Дейл и глазом не повел.
– Да, так врачи говорят.
Чтобы отвлечься, я читаю вывески на стене. На виду – диаграмма болевых ощущений, по шкале от нуля до десяти. Ноль – улыбающийся смайлик, десять – красное лицо. Здесь нет ни одного улыбающегося. Интересно, какой у него уровень боли. Если выше пяти, то жалеет ли он, что про пил жизнь?
Такие люди, как он, вообще о чем‑нибудь сожалеют? Ему, наверное, и в голову не пришло, что, как только он умрет, его дочь останется одна на всем белом свете. Не сказать, чтобы от Дейла был особенный толк, но у нее вообще никого не осталось, да теперь ей еще разгребать результат его жизненных предпочтений. Двадцатилетней девчонке придется хоронить отца.
Наконец, он впервые обращает внимание на меня. И у него даже хватает наглости спрашивать:
– А этот с чего заявился?
– Затем, что ты умираешь, и он вызвался проводить меня из Нью‑Йорка, – неприветливо отвечает Дакота. Противно видеть, как он ее мучает. В присутствии отца у нее меняются голос и даже осанка.
– Какое одолжение, – хмыкает Дейл, смерив меня снисходительным взглядом.
Пытаюсь найти хоть что‑то, хоть какую‑то причину, чтобы пробудить в себе жалость к умирающему.
Дакота присаживается на его постель и спрашивает:
– Как ты себя чувствуешь?
– Как при смерти.
Она улыбается. Неуверенной, робкой улыбкой, но все‑таки.
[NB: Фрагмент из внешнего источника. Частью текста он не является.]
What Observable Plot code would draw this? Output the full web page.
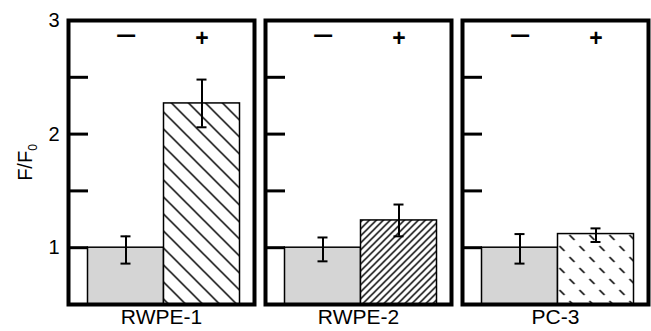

Махнув в мою сторону костлявой рукой, Дейл говорит:
– Не могу при нем разговаривать. Пусть уйдет.
– Пап… – Дакота не оборачивается.
Я и сам рад уйти.
– Конечно, не хочет, чтобы ему напоминали, каких гадских дел он наворотил.
Я приближаюсь к постели.
Дейл дернулся.
– Пошел вон, наглец. Увел мою дочь и еще заявился. А эта – вся в мамашу… – Он закашлялся, хватает ртом воздух.
Мне плевать. Отодвинув Дакоту, склоняюсь над ним и чувствую себя великаном. Да я запросто положу конец этому унижению, раз и навсегда…
– Лэндон! – Дакота хватает меня за руки.
Куда меня черт дернул? Стою, занеся кулаки для удара. Решил угрожать человеку, которому уже нечего терять. Мне и не снилось, какую лютую ненависть я носил в себе все эти годы. Теперь понятно, как люди срываются, даже самые чистые и целомудренные.
Делаю выдох, отхожу от больничной койки.
– Я оставлю тебе машину, – говорю я и выхожу из палаты.
Напоследок бросаю взгляд на прикованного к постели мерзавца. Он лежит, ссохшийся и бессильный, на осунувшемся лице застыл взгляд, при виде которого все простишь и забудешь. Не забудешь лишь одного: как жестоко он избил родного сына. На парне не осталось живого места.
Хватая ртом воздух, выхожу из здания. Присаживаюсь на скамейку, выдерживаю с полчаса и сбегаю. Видеть взгляды больных – то еще удовольствие. Пойду куда глаза глядят, лишь бы здесь не задерживаться. О чем я думал, когда решился сюда прийти?